We found one photograph featuring women of colour. It is of a contingent of women from India in the Women’s Coronation procession that marked the coronation of George V in 1911. As we understand it, these were women who were active in India itself campaigning both for independence and for women’s rights. The Coronation procession was a non-militant event, and our film starts later and features no peaceful protests. 

We do not claim to have made no factual mistakes in the film SUFFRAGETTE, but we did consult and fact check widely in the hope that any fictional elements were not accidental.  We are happy that the debate will continue, as it must.    

It is worth remembering that we still know little about the majority of suffrage campaigners.  Also there is little consensus among historians of the movement on points such as the extent of working-class involvement, the impact of militancy or what finally won women the vote. There is no one agreed historical interpretation, no single ‘suffrage history.’ 

We have recently screened the film to a number of different groups in the U.S., to lively response. In discussions after seeing Suffragette, both women and men of colour voiced their feeling that scenes in the film showing civil disobedience and police violence against the women resonated with the current Black Lives Matter campaign. A Jamaican woman told us that she found echoes with her situation in the workplace. A victim of sexual violence shared how the sexual abuse storyline made her feel that her story was heard. 

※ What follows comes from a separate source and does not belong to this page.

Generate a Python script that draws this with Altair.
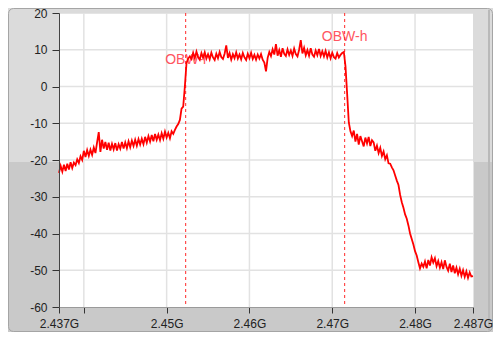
import altair as alt
import pandas as pd

# ---- data ----
freq_start = 2.437
freq_step = 0.0002
power_dbm = [
    -23.5, -21.6, -23.2, -21.3, -23.0, -21.0, -22.6, -20.6, -22.2, -20.7,
    -21.4, -19.8, -20.8, -19.0, -20.0, -17.5, -19.2, -17.3, -18.9, -17.2,
    -18.6, -16.6, -18.1, -15.2, -12.4, -17.8, -14.5, -16.9, -15.1, -17.2,
    -15.3, -17.4, -15.6, -17.1, -15.4, -17.4, -15.7, -16.9, -15.1, -16.9,
    -15.2, -16.8, -14.9, -16.5, -14.7, -16.2, -14.5, -16.1, -14.3, -15.8,
    -14.2, -15.7, -13.7, -15.3, -13.5, -15.0, -13.2, -14.9, -12.9, -14.5,
    -13.1, -14.6, -12.7, -14.2, -12.3, -13.9, -12.6, -14.1, -12.2, -12.9,
    -11.8, -10.9, -10.2, -9.1, -6.0, -5.5, 0.0, 6.4, 7.6, 8.2,
    7.5, 9.2, 7.7, 9.5, 8.0, 7.3, 9.1, 7.8, 9.3, 7.6,
    8.8, 7.4, 9.2, 7.9, 7.2, 8.9, 7.7, 9.4, 8.0, 7.5,
    8.9, 11.2, 7.8, 9.1, 7.3, 8.8, 7.7, 9.3, 7.6, 8.7,
    7.4, 9.1, 7.9, 7.2, 8.9, 7.7, 9.2, 7.5, 8.6, 7.3,
    8.7, 7.6, 8.8, 7.3, 6.5, 4.1, 7.8, 9.4, 8.3, 10.1,
    8.7, 11.5, 8.4, 9.9, 8.1, 10.4, 8.9, 8.3, 10.1, 8.6,
    9.8, 8.3, 10.3, 8.8, 8.2, 10.0, 12.6, 9.0, 10.5, 8.5,
    9.9, 8.4, 10.4, 8.7, 8.1, 9.8, 8.5, 10.2, 8.3, 9.6,
    8.2, 9.7, 7.9, 9.3, 7.7, 9.2, 8.0, 7.6, 9.1, 7.9,
    8.6, 9.1, 9.4, 5.5, -2.0, -9.8, -12.2, -13.5, -12.0, -15.0,
    -12.9, -15.8, -13.5, -14.9, -16.3, -13.9, -15.5, -13.7, -16.2, -14.6,
    -15.2, -17.5, -16.1, -18.1, -16.7, -18.9, -17.7, -19.8, -18.7, -20.9,
    -21.0, -22.0, -22.8, -24.2, -25.6, -26.8, -29.5, -31.5, -33.0, -34.8,
    -36.0, -37.8, -40.0, -41.5, -43.0, -44.8, -46.0, -47.8, -49.5, -48.2,
    -49.1, -47.6, -49.5, -47.2, -48.7, -46.5, -47.9, -46.7, -48.9, -47.5,
    -49.3, -47.8, -49.7, -47.3, -49.1, -50.1, -48.2, -50.5, -48.7, -50.8,
    -49.3, -51.1, -49.6, -51.5, -50.0, -51.8, -50.3, -52.1, -50.6, -51.7,
    -51.6,
]
obw_freqs = [2.4523, 2.4715]
obw_labels = ["OBW-l", "OBW-h"]
obw_label_levels = [7.3, 13.6]
x_ticks = [2.437, 2.44, 2.45, 2.46, 2.47, 2.48, 2.487]
y_ticks = [-60, -50, -40, -30, -20, -10, 0, 10, 20]
x_grid = [2.44, 2.45, 2.46, 2.47, 2.48]
y_grid = [-50, -40, -30, -20, -10, 0, 10]

freqs = [round(freq_start + i * freq_step, 4) for i in range(len(power_dbm))]
spec_df = pd.DataFrame({"f": freqs, "p": power_dbm})
obw_df = pd.DataFrame({"f": obw_freqs, "label": obw_labels, "lvl": obw_label_levels})
xg_df = pd.DataFrame({"f": x_grid})
yg_df = pd.DataFrame({"p": y_grid})
one = pd.DataFrame({"k": [0]})

FONT = "Liberation Sans"
xscale = alt.Scale(domain=[2.437, 2.487], nice=False, zero=False)
yscale = alt.Scale(domain=[-60, 20], nice=False, zero=False)

xaxis = alt.Axis(
    values=x_ticks,
    labelExpr="datum.value == 2.44 ? '' : format(datum.value, '~g') + 'G'",
    grid=False, tickSize=6, tickColor="#333333", domainColor="#9a9a9a",
    labelPadding=5, labelFont=FONT, labelFontSize=12, labelColor="#222222",
    zindex=1, labelFlush=False, labelOverlap=False, title="",
)
yaxis = alt.Axis(
    values=y_ticks, labelExpr="'' + datum.value",
    grid=False, tickSize=7, tickColor="#333333", domainColor="#444444",
    labelPadding=5, labelFont=FONT, labelFontSize=12, labelColor="#222222",
    zindex=1, title="",
)


def X(field):
    return alt.X(field, scale=xscale, axis=xaxis)


def Y(field):
    return alt.Y(field, scale=yscale, axis=yaxis)


# decorative panel pieces (margins only, outside plot area)
light = "#dbdbdb"
left_panel = alt.Chart(one).mark_rect(color=light).encode(
    x=alt.value(-51), x2=alt.value(0), y=alt.value(-5), y2=alt.value(149))
right_panel = alt.Chart(one).mark_rect(color=light).encode(
    x=alt.value(414), x2=alt.value(434), y=alt.value(-5), y2=alt.value(149))
top_panel = alt.Chart(one).mark_rect(color=light).encode(
    x=alt.value(-51), x2=alt.value(434), y=alt.value(-5), y2=alt.value(0))
right_strip = alt.Chart(one).mark_rect(color="#b9b9b9").encode(
    x=alt.value(429), x2=alt.value(431), y=alt.value(-3), y2=alt.value(317))
frame = alt.Chart(one).mark_rect(
    fillOpacity=0, stroke="#a5a5a5", strokeWidth=1, cornerRadius=5).encode(
    x=alt.value(-50.5), x2=alt.value(433.5), y=alt.value(-4.5), y2=alt.value(318.5))

xgrid = alt.Chart(xg_df).mark_rule(color="#e2e2e2", strokeWidth=1.5).encode(x=X("f:Q"))
ygrid = alt.Chart(yg_df).mark_rule(color="#e2e2e2", strokeWidth=1.5).encode(y=Y("p:Q"))

labels = alt.Chart(obw_df).mark_text(
    font=FONT, fontSize=14, color="#ff5560", align="center", baseline="middle").encode(
    x=X("f:Q"), y=Y("lvl:Q"), text="label:N")

rules = alt.Chart(obw_df).mark_rule(
    color="#ff2a2a", strokeWidth=1, strokeDash=[3, 3]).encode(x=X("f:Q"))

line = alt.Chart(spec_df).mark_line(color="#ff0000", strokeWidth=1.8).encode(
    x=X("f:Q"), y=Y("p:Q"))

chart = alt.layer(
    left_panel, right_panel, top_panel, right_strip, frame,
    xgrid, ygrid, labels, rules, line,
).properties(
    width=414, height=294,
    padding={"left": 51, "top": 5, "right": 20, "bottom": 25},
    autosize=alt.AutoSizeParams(type="none"),
    background="#c9c9c9",
).configure_view(fill="white", stroke="transparent")

chart.save("out.html", embed_options={"renderer": "svg", "actions": False})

Our film cannot succeed with everyone. But I do hope it provokes positive discourse and supports people’s desire to challenge inequality. We hope to run similar sessions in the UK, and to try to involve as many different groups as possible. 

Although our film SUFFRAGETTE does focus on a specific group of women, we know that the perspective is much wider. I hope that their story and their fight can still speak to our lives today. It is a local story, but with global relevance. 

This is the idea of the Twitter campaign "Inspiring Women ": finding women across the globe, through time and up to the present day, who have inspired and fought for women. Many of the most inspiring are women of colour. This campaign resonates with the film’s core message: the fight against inequality wherever, whenever. 

I hope that SUFFRAGETTE will, by provoking discussion, succeed in contributing to this fight. 

As a film-maker, I have worked in the past and will continue to campaign in the future for more diversity behind of and in front of the camera. That struggle continues: the more who join it, the better.